Media Liable For Defamatory Comments By Third Party Users In Its Facebook Page: Australia High Court
The High Court of Australia held that a media company can be held liable for defamatory comments made by the third party users in its Facebook page.By the creation of a public Facebook page and the posting of content on that page, facilitated, encouraged and thereby assisted the publication of comments from third-party Facebook users, the court held while dismissing the appeal filed by...
The High Court of Australia held that a media company can be held liable for defamatory comments made by the third party users in its Facebook page.
By the creation of a public Facebook page and the posting of content on that page, facilitated, encouraged and thereby assisted the publication of comments from third-party Facebook users, the court held while dismissing the appeal filed by three media companies.
The court noted that these media companies became publisher of each comment posted on its public Facebook page by a Facebook user as and when that comment was accessed in a comprehensible form by another Facebook user. They became a publisher at that time by reason of its intentional participation in the process by which the posted comment had become available to be accessed by the other Facebook user, the court held.
In their respective Facebook pages, Fairfax Media Publications Pty Ltd, Nationwide News Pty Limited and Australian News Channel Pty Ltd posted news stories related to a person named Dylan Voller about his incarceration in a juvenile justice detention centre. Many third-party Facebook users posted comments under it which were allegedly defamatory of Voller. He brought proceedings against the media companies alleging that they were liable for defamation as the publishers of those comments. The Primary judge held that Voller had "established the publication element of the cause of action of defamation against the defendant[s] in respect of each of the Facebook comments by third-party users". This finding was upheld by the Court of Appeal.

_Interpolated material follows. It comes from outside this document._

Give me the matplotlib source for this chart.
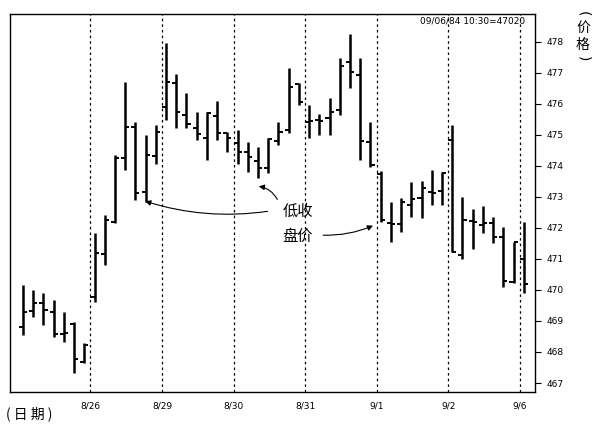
import matplotlib
matplotlib.use("Agg")
import matplotlib.pyplot as plt
import numpy as np

plt.rcParams['font.family'] = ['DejaVu Sans', 'Noto Sans CJK SC']
CJK = ['Noto Sans CJK SC', 'DejaVu Sans']

# hourly bars
opens = [468.80, 469.32, 469.58, 469.29, 468.58, 468.90, 467.68,
         469.77, 471.16, 472.20, 474.26, 475.26, 473.16, 474.32,
         475.90, 476.68, 475.65, 475.23, 474.90, 475.61, 475.06,
         474.74, 474.45, 474.16, 473.94, 474.80, 475.16, 476.65,
         475.42, 475.48, 475.55, 475.80, 477.35, 476.94, 474.77,
         473.74, 472.16, 472.13, 472.74, 472.97, 473.16, 473.19,
         474.84, 471.13, 472.23, 472.10, 472.16, 471.71, 470.26,
         471.00]
highs = [470.16, 470.00, 469.90, 469.68, 469.29, 468.97, 468.29,
         471.84, 472.42, 474.35, 476.71, 475.42, 475.00, 475.32,
         477.97, 476.97, 476.35, 475.74, 475.74, 476.10, 475.10,
         475.16, 474.77, 474.60, 474.90, 475.42, 477.16, 476.68,
         475.97, 475.68, 476.20, 477.48, 478.26, 477.48, 475.42,
         473.84, 472.84, 472.97, 473.48, 473.52, 473.87, 473.81,
         475.32, 473.00, 472.61, 472.71, 472.35, 472.03, 471.55,
         472.19]
lows = [468.55, 469.13, 468.87, 468.48, 468.32, 467.32, 467.65,
        469.61, 470.81, 472.16, 473.87, 472.90, 472.84, 474.06,
        475.48, 475.23, 475.23, 474.84, 474.19, 474.84, 474.45,
        474.06, 473.80, 473.60, 473.77, 474.68, 475.06, 475.97,
        474.90, 475.00, 475.00, 475.65, 476.52, 474.19, 473.97,
        472.19, 471.55, 471.87, 472.35, 472.32, 472.74, 472.74,
        471.23, 471.00, 471.32, 471.84, 471.52, 470.10, 470.23,
        469.90]
closes = [469.29, 469.58, 469.35, 468.58, 468.60, 467.77, 468.23,
          471.19, 472.26, 474.26, 475.26, 473.13, 474.35, 475.10,
          476.71, 475.74, 475.35, 475.03, 475.71, 475.06, 474.90,
          474.45, 474.30, 473.94, 474.87, 475.10, 476.55, 476.06,
          475.45, 475.45, 475.74, 477.23, 477.03, 474.80, 474.03,
          472.26, 472.13, 472.84, 472.94, 473.29, 473.13, 473.77,
          471.23, 472.26, 472.19, 472.16, 471.71, 470.29, 471.55,
          470.20]

dates = ['8/26', '8/29', '8/30', '8/31', '9/1', '9/2', '9/6']
bars_per_day = 7
price_ticks = list(range(467, 479))

fig = plt.figure(figsize=(5.92, 4.29), dpi=100)
ax = fig.add_axes([10/592, 1-392/429, 525/592, 378/429])

x = np.arange(len(closes))
ax.vlines(x, lows, highs, color='black', lw=1.8)
ax.hlines(opens, x-0.4, x, color='black', lw=1.4)
ax.hlines(closes, x, x+0.4, color='black', lw=1.4)

# day separators
day_x = [bars_per_day*(k+1) - 0.4 for k in range(len(dates))]
for dx in day_x:
    ax.axvline(dx, color='black', ls=(0, (2, 2.5)), lw=0.9)

ax.set_xlim(-1.27, 50.1)
ax.set_ylim(466.71, 478.9)

ax.set_xticks(day_x)
ax.set_xticklabels(dates, fontsize=6.5)
ax.tick_params(axis='x', length=0, pad=7)

ax.yaxis.tick_right()
ax.set_yticks(price_ticks)
ax.set_yticklabels([str(p) for p in price_ticks], fontsize=6.5)
ax.tick_params(axis='y', direction='out', length=4, width=0.8, pad=4)

for s in ax.spines.values():
    s.set_linewidth(1.0)

ax.text(0.981, 0.982, '09/06/84 10:30=47020', transform=ax.transAxes,
        ha='right', va='center', fontsize=6.5)

# annotation: low closing price
ax.text(26.9, 472.52, '低收', family=CJK, fontsize=11, ha='center', va='center')
ax.text(26.9, 471.74, '盘价', family=CJK, fontsize=11, ha='center', va='center')
arrow = dict(arrowstyle='-|>', color='black', lw=0.8, mutation_scale=8)
ax.annotate('', xy=(11.7, lows[12] + 0.05), xytext=(24.2, 472.55),
            arrowprops=dict(connectionstyle='arc3,rad=-0.12', **arrow))
ax.annotate('', xy=(22.8, lows[23] - 0.25), xytext=(25.0, 472.84),
            arrowprops=dict(connectionstyle='arc3,rad=0.3', **arrow))
ax.annotate('', xy=(34.5, closes[35] - 0.15), xytext=(29.1, 471.77),
            arrowprops=dict(connectionstyle='arc3,rad=0.12', **arrow))

# vertical axis title (价格) stacked, brackets turned sideways
lx = 583/592
fig.text(lx, 1-14/429, '(', fontsize=10, rotation=-90, ha='center', va='center')
fig.text(lx, 1-28/429, '价', family=CJK, fontsize=10, ha='center', va='center')
fig.text(lx, 1-45/429, '格', family=CJK, fontsize=10, ha='center', va='center')
fig.text(lx, 1-59/429, ')', fontsize=10, rotation=-90, ha='center', va='center')
fig.text(6/592, 1-414/429, '( 日 期 )', family=CJK, fontsize=10,
         ha='left', va='center')

fig.savefig('out.png', dpi=100)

The High Court (5:2 majority), dismissing their appeal, rejected the media companies' argument that for a person to be a publisher they must know of the relevant defamatory matter and intend to convey.
"An action for defamation does not require proof of fault. Defamation is a tort of strict liability, in the sense that a defendant may be liable even though no injury to reputation was intended and the defendant acted with reasonable care . The intention of the author of the defamatory matter is not relevant because the actionable wrong is the publication. It is often persons other than the author who are liable as publisher. A publisher's liability does not depend upon their knowledge of the defamatory matter which is being communicated or their intention to communicate ", the judgment by Chief Justice Kiefel and Justices Keane and Gleeson reads.
The court noted that these media companies intentionally took a platform provided by another entity, Facebook, created and administered a public Facebook page, and posted content on that page. "The creation of the public Facebook page, and the posting of content on that page, encouraged and facilitated publication of comments from third parties. The appellants were thereby publishers of the third-party comments.", the judgment by Justices Gageler and Gordon noted.
Justice Steward dissented and opined that merely allowing third-party access to one's Facebook page is, of itself, insufficient to justify a factual conclusion that the Facebook page owner participated in the publication of all the third-party comments posted thereafter. "Were it not so, all Facebook page owners, whether public or private, would be publishers of third-party comments posted on their Facebook pages, even those which were unwanted, unsolicited and entirely unpredicted. Indeed, it might extend to cases where a Facebook page is hacked and then has posted on it entirely unwelcome, uninvited and vile defamatory comments, whether by the hacker or in response to a post made by the hacker. It might also render Facebook itself, at common law, the publisher of all posts made on Facebook. It follows, and leaving aside cases in which a third-party comment is adopted by a Facebook page owner, that there must be something about the content, nature or circumstances of a Facebook post that justifies a conclusion that it has procured, provoked or conduced a defamatory third-party comment or comments, such as to make the owner the publisher of such comments.", the judge observed.
Justice Edelman also opined that the media companies cannot be termed as publishers of such uninvited words written on their Facebook pages. "By merely creating a page and posting a story with an invitation to comment on the story (an invitation which the appellants could not then disable), the appellants did not manifest any intention, nor any common purpose with the author of the comment, to publish words that are entirely unrelated to the posted story. Such unrelated words would not be in pursuance of, or in response to, the invitation.", he added.